In Texas, the statute-based motion for new trial is the most efficient way to raise two types of error immediately after a conviction or guilty plea:
- Ineffective Assistance of Counsel and
- Newly-Discovered Evidence Favorable to the Defense
To be clear, there is no explicit list of what can and can’t be raised in a motion for new trial. I’ve used a motion for new trial (let’s call it the MNT) to effectively raise issues related to sentence length and prosecutorial misconduct. But for the most part, we use MNT’s to preserve issues related to defense attorney mistakes and introduce new material facts for the trial and appellate courts to consider.
After a Guilty Plea
Another important point: the MNT isn’t just for contested cases — they can be used to undue guilty pleas when the client had a mistaken belief about the consequences of his plea or the lawyers had an incomplete knowledge of relevant facts.
Example: a person pleads guilty to a DWI only a few days after arrest because he lives out of town and doesn’t want to come back for a second court date. He doesn’t know his blood alcohol level at the time of arrest. He doesn’t know the immigration/travel consequences of having a DWI conviction (and FYI they are significant, especially if your work takes you into the Middle East or Asia). This person wants to bust his plea and fight the case when he finds out his BAC is slightly below the legal limit. Can he?

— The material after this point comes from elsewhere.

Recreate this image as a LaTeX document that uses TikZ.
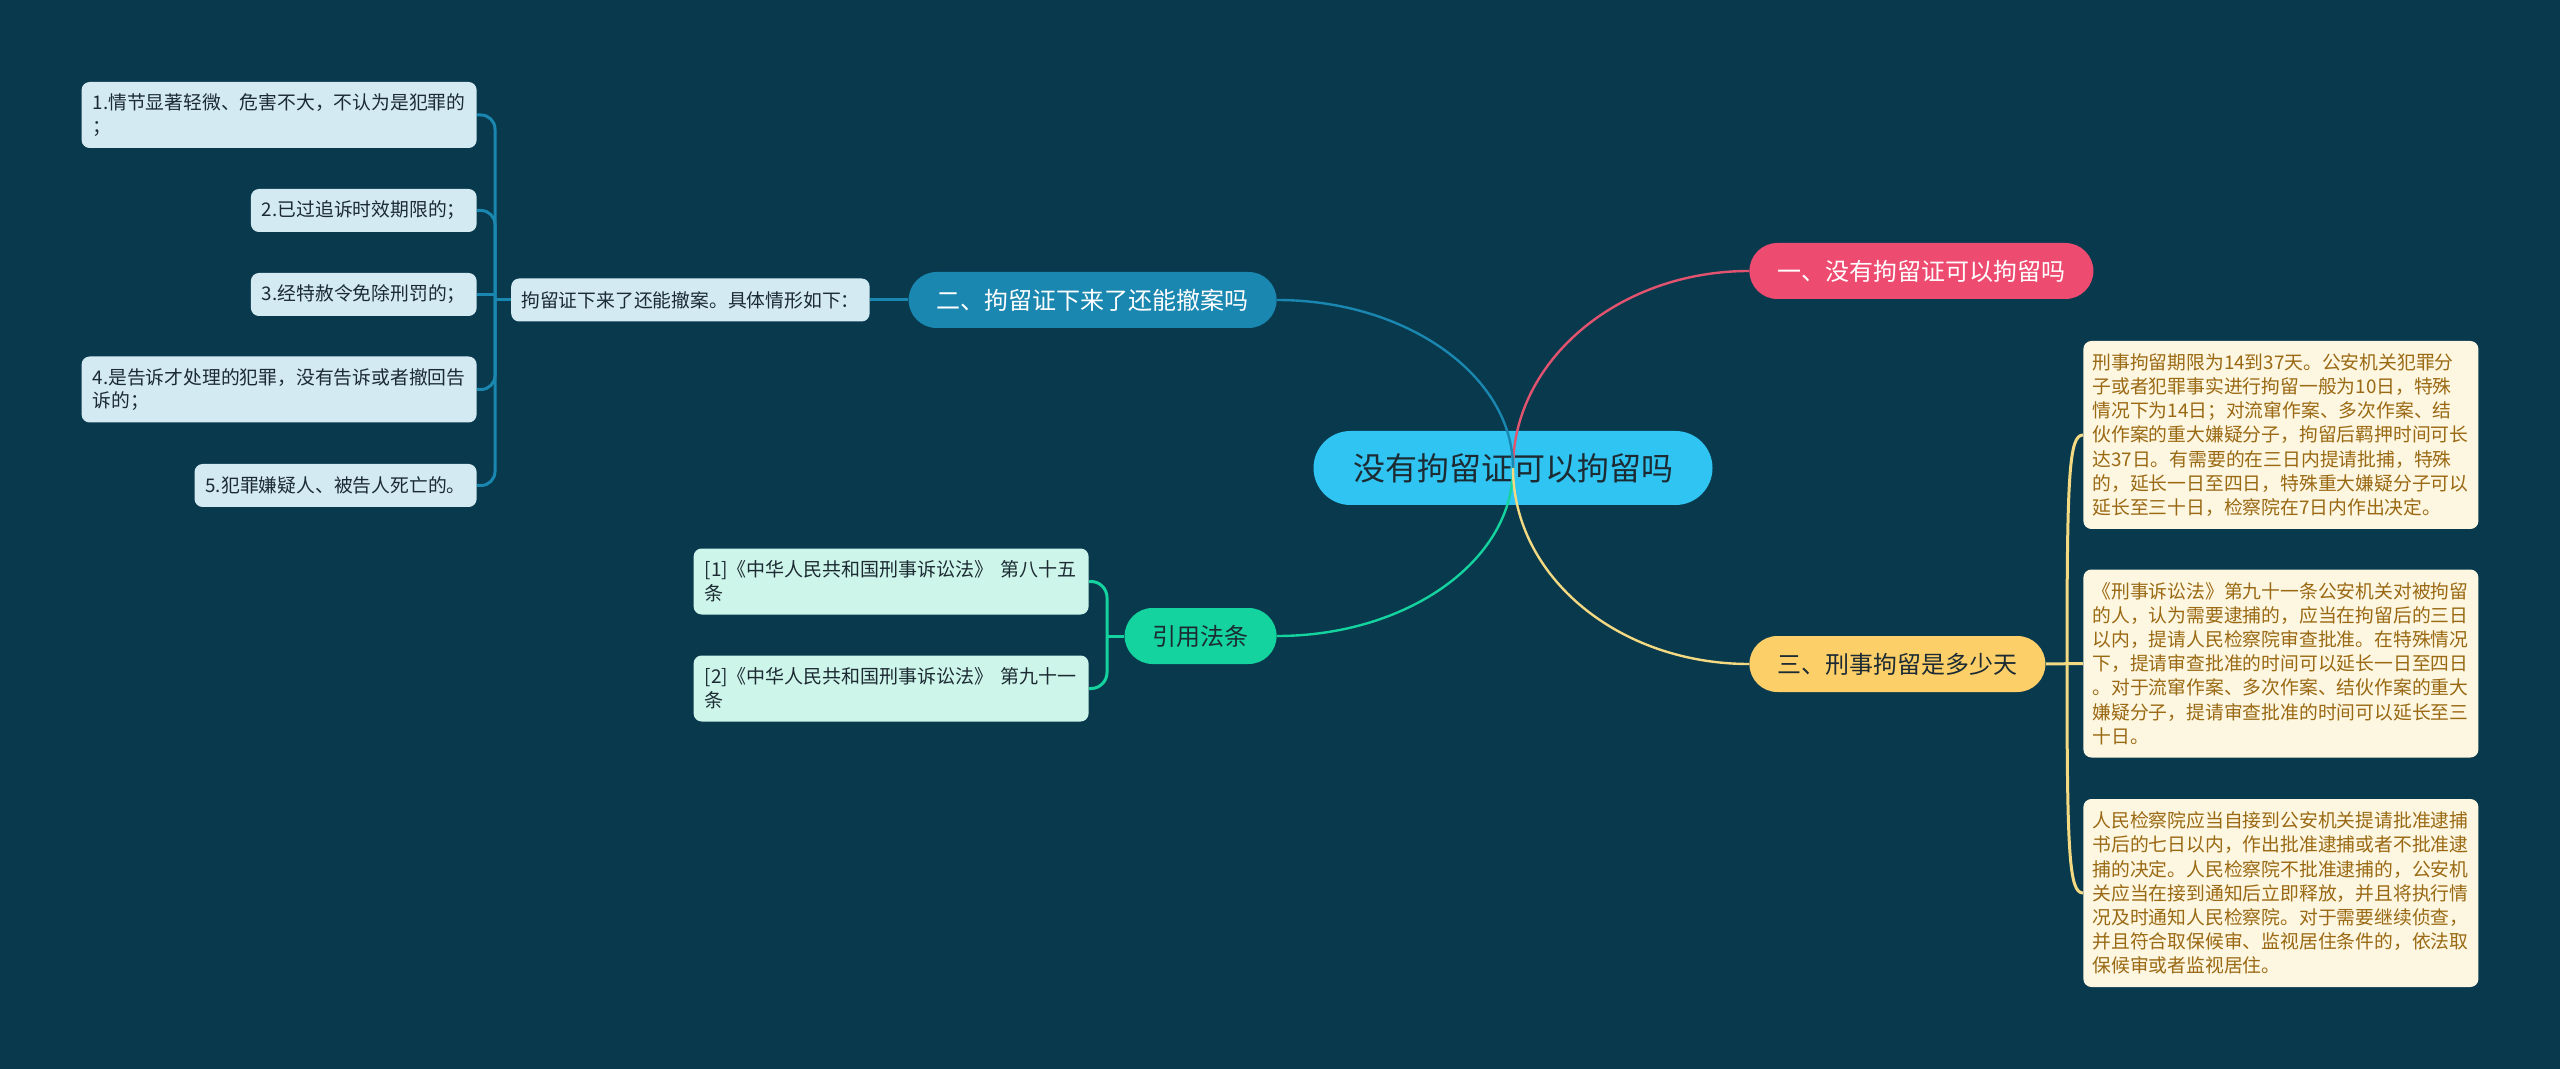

An MNT that alleges involuntary plea based on ineffective assistance of counsel and new evidence — the BAC number — might do the trick. Drafting is critical here because the State will have good counter arguments that the defendant knew what he was doing — getting a quick plea to resolve the case without full discovery of the evidence — and the travel consequences were just “collateral.” When criminal lawyers use the word “collateral” they usually just mean unimportant. Eg — whether or not this hypothetical person can travel for work is unimportant. That’s how prosecutors think and talk. That a person could lose their livelihood means nothing to the State.
An effective MNT will articulate the human cost of the plea and make the consequences personal. Judges have broad discretion here, so a good attorney will anticipate the State’s objections and frame the motion as both a legally proper remedy and a personally fair way of correcting a mistake. I can win MNT’s because I humanize the client.
After a Trial
The classic MNT gets filed after a trial. Most defense attorneys just file a “boilerplate” motion that doesn’t allege any specific facts and is not supported by sworn statements. The motions are filed simply as “place holders” to extend appellate filing deadlines.

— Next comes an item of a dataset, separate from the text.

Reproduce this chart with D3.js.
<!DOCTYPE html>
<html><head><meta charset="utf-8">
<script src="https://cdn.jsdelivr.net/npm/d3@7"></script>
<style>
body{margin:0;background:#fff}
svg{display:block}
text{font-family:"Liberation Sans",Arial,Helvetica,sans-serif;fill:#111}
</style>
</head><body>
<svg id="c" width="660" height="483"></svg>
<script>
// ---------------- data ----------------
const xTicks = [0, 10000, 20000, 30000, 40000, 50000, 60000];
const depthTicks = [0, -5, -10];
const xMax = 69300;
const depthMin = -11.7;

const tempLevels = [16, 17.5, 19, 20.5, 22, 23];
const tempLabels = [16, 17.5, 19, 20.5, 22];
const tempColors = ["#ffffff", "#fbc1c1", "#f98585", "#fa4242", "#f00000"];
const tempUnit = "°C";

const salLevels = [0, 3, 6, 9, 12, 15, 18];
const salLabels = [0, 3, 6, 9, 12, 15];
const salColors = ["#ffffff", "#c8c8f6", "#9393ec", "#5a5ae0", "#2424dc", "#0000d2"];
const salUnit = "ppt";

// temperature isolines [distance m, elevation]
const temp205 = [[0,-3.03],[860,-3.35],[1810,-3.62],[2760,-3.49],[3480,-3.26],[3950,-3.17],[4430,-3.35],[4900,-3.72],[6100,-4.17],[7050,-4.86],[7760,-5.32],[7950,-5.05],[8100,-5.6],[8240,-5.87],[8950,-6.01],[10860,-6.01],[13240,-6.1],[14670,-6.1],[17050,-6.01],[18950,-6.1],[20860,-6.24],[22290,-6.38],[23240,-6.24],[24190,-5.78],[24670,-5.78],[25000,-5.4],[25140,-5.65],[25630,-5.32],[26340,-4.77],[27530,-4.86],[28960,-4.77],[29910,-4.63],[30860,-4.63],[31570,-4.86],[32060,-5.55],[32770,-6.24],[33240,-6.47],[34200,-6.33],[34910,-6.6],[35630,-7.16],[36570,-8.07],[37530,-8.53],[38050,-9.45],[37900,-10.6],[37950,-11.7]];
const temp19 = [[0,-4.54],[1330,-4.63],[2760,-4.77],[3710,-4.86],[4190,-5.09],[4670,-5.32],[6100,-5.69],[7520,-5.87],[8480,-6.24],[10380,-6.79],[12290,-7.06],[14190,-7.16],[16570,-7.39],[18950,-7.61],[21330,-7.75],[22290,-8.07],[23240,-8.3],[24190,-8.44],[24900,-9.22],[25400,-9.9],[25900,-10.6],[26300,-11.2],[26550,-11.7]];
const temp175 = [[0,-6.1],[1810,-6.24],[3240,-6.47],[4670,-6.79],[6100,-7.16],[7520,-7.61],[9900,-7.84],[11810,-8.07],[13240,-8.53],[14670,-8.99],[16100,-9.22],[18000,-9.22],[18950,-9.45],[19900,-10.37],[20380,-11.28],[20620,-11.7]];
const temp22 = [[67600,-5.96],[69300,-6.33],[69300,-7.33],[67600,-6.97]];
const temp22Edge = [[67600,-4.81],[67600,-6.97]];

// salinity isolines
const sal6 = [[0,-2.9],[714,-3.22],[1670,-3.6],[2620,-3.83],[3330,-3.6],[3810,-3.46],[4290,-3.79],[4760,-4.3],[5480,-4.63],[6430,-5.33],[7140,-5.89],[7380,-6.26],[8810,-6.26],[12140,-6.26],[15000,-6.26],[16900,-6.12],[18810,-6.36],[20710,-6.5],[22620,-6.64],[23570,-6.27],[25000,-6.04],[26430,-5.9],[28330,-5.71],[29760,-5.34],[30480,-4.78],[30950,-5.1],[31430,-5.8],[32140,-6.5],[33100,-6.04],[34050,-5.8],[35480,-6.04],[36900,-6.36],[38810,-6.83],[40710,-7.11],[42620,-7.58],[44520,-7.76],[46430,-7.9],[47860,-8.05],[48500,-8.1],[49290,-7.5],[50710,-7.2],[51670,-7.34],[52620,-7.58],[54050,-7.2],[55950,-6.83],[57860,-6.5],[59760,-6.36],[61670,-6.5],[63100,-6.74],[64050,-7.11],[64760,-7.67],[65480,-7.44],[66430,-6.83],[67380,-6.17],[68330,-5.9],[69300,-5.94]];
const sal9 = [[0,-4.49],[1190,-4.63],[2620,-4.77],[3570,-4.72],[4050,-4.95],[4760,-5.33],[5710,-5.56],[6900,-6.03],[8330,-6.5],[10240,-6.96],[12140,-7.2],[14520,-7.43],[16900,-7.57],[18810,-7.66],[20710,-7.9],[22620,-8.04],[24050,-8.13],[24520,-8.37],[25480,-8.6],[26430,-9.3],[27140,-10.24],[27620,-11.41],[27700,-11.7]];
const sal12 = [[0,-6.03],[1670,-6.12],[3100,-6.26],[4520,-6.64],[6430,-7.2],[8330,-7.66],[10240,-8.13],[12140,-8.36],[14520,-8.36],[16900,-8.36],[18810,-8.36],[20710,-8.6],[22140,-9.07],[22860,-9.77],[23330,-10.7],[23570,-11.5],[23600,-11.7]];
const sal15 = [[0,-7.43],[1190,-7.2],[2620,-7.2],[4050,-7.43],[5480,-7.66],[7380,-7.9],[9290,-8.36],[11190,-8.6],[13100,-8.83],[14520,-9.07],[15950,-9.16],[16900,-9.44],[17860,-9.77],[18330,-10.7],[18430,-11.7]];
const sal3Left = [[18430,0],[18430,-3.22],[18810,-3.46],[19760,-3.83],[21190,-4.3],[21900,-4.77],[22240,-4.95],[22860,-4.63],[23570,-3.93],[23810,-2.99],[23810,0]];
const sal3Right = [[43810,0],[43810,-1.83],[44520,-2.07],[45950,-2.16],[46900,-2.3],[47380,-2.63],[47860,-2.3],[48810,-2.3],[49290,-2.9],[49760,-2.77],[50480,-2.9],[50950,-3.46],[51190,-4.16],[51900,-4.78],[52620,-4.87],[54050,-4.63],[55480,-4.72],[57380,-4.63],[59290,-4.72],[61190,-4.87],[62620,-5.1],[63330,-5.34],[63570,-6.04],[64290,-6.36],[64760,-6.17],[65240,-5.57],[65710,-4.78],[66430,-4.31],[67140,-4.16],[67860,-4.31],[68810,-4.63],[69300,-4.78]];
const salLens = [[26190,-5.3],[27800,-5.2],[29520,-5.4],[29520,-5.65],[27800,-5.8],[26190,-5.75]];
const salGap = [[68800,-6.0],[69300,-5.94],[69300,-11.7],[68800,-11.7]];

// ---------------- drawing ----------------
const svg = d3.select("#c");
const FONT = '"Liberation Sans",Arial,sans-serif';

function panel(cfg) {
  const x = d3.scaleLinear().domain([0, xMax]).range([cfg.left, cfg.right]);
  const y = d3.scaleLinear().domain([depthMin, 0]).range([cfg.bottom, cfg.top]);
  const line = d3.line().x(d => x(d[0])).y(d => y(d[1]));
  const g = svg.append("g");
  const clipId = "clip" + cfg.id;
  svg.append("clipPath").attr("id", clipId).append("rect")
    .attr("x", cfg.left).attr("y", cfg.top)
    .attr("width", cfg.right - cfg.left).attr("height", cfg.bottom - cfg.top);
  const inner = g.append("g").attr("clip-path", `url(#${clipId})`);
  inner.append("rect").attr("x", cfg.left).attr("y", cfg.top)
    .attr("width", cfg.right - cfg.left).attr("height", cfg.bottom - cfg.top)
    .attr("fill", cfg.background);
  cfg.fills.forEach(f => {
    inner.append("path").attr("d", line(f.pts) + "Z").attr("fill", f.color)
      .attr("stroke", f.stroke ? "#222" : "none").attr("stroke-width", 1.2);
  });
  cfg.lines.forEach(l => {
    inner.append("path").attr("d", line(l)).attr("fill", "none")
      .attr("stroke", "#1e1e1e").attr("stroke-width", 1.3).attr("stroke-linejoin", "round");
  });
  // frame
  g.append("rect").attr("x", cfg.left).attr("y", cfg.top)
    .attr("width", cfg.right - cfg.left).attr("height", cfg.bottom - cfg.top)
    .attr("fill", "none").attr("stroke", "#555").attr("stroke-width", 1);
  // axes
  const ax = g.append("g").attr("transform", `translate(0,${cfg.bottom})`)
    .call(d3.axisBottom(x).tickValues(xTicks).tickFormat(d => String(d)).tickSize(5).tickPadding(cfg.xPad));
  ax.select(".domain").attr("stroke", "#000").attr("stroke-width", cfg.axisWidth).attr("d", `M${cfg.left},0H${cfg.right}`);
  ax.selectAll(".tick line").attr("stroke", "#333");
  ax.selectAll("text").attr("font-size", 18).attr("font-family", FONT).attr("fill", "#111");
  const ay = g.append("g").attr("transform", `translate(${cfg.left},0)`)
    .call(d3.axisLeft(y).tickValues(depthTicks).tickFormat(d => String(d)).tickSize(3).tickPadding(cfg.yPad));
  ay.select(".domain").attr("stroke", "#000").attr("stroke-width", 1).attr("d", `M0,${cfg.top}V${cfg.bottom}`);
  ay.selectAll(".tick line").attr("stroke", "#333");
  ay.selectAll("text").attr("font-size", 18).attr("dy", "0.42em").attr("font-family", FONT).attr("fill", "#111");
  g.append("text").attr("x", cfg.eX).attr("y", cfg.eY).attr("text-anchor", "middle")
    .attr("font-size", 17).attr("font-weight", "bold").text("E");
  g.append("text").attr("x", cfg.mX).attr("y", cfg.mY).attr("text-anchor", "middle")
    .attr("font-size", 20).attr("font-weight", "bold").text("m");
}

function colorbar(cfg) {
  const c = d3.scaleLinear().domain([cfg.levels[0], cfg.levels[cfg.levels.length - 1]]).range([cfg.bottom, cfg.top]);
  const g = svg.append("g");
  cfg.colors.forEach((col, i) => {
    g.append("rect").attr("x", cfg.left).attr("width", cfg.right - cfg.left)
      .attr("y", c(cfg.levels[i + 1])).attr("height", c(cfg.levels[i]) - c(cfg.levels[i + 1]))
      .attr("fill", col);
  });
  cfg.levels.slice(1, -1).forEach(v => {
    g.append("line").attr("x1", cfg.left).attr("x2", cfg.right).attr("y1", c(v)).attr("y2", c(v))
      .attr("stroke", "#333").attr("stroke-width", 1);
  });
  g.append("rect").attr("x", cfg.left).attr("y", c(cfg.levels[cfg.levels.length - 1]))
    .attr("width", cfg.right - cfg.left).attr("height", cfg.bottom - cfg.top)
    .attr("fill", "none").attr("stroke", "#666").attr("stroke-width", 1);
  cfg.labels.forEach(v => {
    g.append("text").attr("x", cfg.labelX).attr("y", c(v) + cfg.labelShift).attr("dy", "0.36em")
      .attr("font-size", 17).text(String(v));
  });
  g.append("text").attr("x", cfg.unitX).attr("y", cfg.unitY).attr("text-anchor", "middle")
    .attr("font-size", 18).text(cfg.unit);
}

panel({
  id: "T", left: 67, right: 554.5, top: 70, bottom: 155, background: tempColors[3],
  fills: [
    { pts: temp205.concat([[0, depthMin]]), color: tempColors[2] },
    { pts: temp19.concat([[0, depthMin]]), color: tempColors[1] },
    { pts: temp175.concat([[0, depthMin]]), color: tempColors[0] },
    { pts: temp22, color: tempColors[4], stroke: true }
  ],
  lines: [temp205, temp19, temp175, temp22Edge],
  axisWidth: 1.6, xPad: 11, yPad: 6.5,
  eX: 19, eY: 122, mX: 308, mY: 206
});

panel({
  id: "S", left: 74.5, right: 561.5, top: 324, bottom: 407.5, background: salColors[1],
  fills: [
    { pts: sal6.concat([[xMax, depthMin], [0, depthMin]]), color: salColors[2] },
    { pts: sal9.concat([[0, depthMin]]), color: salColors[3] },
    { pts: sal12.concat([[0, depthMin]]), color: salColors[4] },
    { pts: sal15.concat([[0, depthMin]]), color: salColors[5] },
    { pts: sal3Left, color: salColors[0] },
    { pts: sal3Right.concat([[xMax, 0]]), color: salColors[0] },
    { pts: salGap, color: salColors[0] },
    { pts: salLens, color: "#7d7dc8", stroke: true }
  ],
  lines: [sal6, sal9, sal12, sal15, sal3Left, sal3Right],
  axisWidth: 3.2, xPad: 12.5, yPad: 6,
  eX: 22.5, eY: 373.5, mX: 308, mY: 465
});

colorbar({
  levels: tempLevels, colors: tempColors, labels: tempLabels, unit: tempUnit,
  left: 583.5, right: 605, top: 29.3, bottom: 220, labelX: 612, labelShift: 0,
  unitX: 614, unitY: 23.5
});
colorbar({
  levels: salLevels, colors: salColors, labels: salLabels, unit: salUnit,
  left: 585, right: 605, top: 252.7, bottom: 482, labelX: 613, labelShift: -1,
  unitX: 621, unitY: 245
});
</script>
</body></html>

These motions always lose. And the defense attorney doesn’t care because it’s not his case anymore.
If you have a real issue to raise, make sure your lawyer gathers the necessary facts, gets sworn statements, and, most importantly, gets either a certified or uncertified copy of the relevant portions of the reporter’s record.
Time is Not on Your Side
You only have 30 days after verdict to file your MNT.
But the court reporters aren’t in a hurry. They’ve got lots of records to prepare and they will put your record at the end of the line. What’s the chance of you getting a nice certified copy of the entire trial record in time for your appellate attorney to review it? Slim to NONE. So how can this lawyer draft an effective motion for new trial?
Criminal appellate attorneys should (1) be in a hurry and (2) think creatively about getting their facts in a MNT. They have to do whatever it takes to figure out what happened during trial and what allegations they can make and support in their MNT. If the record isn’t ready, then ask the court reporter to at least give you an uncertified copy. Who cares if there are type-0’s? Also: talk to the trial attorney immediately. Get feedback from her. Are you Monday-quarterbacking her work? Yes, but they know the drill. Convictions are a big deal and lawyers know their work has to be checked. That’s how the system works. An ethical trial attorney will be candid about what went right or wrong during trial. I always get their feedback and use it in crafting the MNT.
So, once the appellate attorney has used his outside-the-box thinking to draft and support his MNT, what happens?
The MNT has to be presented to the trial court. The court can then do one of three things: deny the motion, grant the motion, or ignore the motion. After 75 days of ignoring the motion (dated from the day of sentencing), the MNT expires and is denied by inaction.
Do you get a hearing? That’s up to the judge. Courts have discretion to hold a hearing and can grant or deny a motion solely on the basis of the sworn statements attached to the motion. In my experience, you only get a hearing if you have alleged specific, actionable acts of ineffective assistance or new evidence of recent impropriety by a juror or key witness. Even then, there are no guarantees. Judges love to protect jury verdicts.
Can you appeal the stuff alleged in the MNT? Yes. It’s part of the record now and can go up to the appellate court. This gives you another “bite at the apple” if you have good facts developed in your supporting documents and hopefully in a hearing. In other words, the appellate court can say yes even if the trial court has said no.
We win! Now what?
If your MNT is granted you get what you literally asked for: another trial. That means you do everything again — pick a jury, put on evidence, get a verdict, and maybe get sentenced if you’re again convicted.
That doesn’t sound fun, does it? But maybe your lawyer can use the granted MNT as leverage to get you a favorable plea deal or a dismissal. But that, my friends, is a fact-specific situation that you must discuss with your counsel of choice.
Go find the best appellate attorney you can afford and have him or her get to work!